O mundo está mesmo a mudar. Pela primeira vez ouço dizer que Israel não está em condições para travar guerra em tantas frentes, opinião vinda mesmo de analistas que consideram todas as ações bélicas vindas de Telavive justificadas e exemplo do seu poderio militar. Recordo a Guerra dos 6 Dias, que acompanhei em 1968, em Luanda, onde alguns colegas de liceu aplaudiam a vitória esmagadora de Israel, elevando o país à condição de potência militar incontestável no Médio Oriente e lhe deu imenso prestígio global.
Na verdade, para além do grupo islâmico do Hamas e dos Xiitas do Hezbollah, também Israel enfrenta ataques dos Houthis sediados no Iémen, a agitação continua na Cisjordânia e sofrem pressões do chamado sul global (antigo 3.º mundo), encabeçados pela China, Federação Russa e restantes Brics. Acresce que o Irão poderá entrar diretamente no conflito a qualquer momento, agora que as procissões de Ashura terminaram. Verdadeiro apoio apenas recebem dos EUA, enquanto a Europa se divide entre “estamos do lado da única democracia do médio-oriente” e a condenação do genocídio em Gaza, em nada contribuindo para tentar a paz. Não é fácil gerir a consciência pesada pelo holocausto, causado por um país europeu, a Alemanha. Acresce que cada vez se torna mais difícil considerar uma democracia um regime que pratica o apartheid, segregando os palestinianos, e diferencia cidadãos em função da religião que praticam.
A situação atual cansa o povo israelita, os voos estão cancelados há vários dias, a insegurança alastra de norte para sul do país (já morreram mais de setecentos soldados desde 7 de outubro de 2023) e a libertação dos reféns continua por resolver. Israel nunca teve uma guerra tão longa, quase onze meses seguidos.
Em plena discussão de um novo acordo de paz, que Anthony Blinken considera ser “a derradeira hipótese para acabar com o conflito em Gaza”, as partes continuam demasiado distantes. Temo que esse objetivo não seja alcançado em breve, mas os ventos não sopram a favor de Israel: o mundo está diferente e o país cada vez menos poderoso e com menos apoio internacional.

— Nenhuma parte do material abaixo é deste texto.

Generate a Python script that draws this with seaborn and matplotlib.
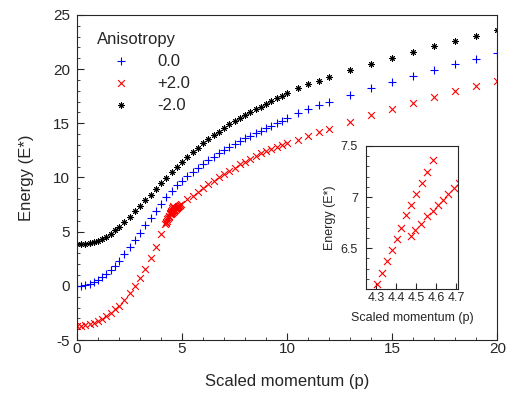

Quando serão cumpridas as decisões das Nações Unidas, sempre desprezadas por Israel? Quando haverá condições para reconhecer a Palestina como estado independente, decisão que agora até os EUA apoiam? Telavive está “em roda livre”, Netanyahu pouco se importa com os conselhos americanos, esquecendo que o seu futuro depende dessa superpotência. 70 anos depois, com novos contornos, o impasse continua, mas o risco duma guerra regional aumenta.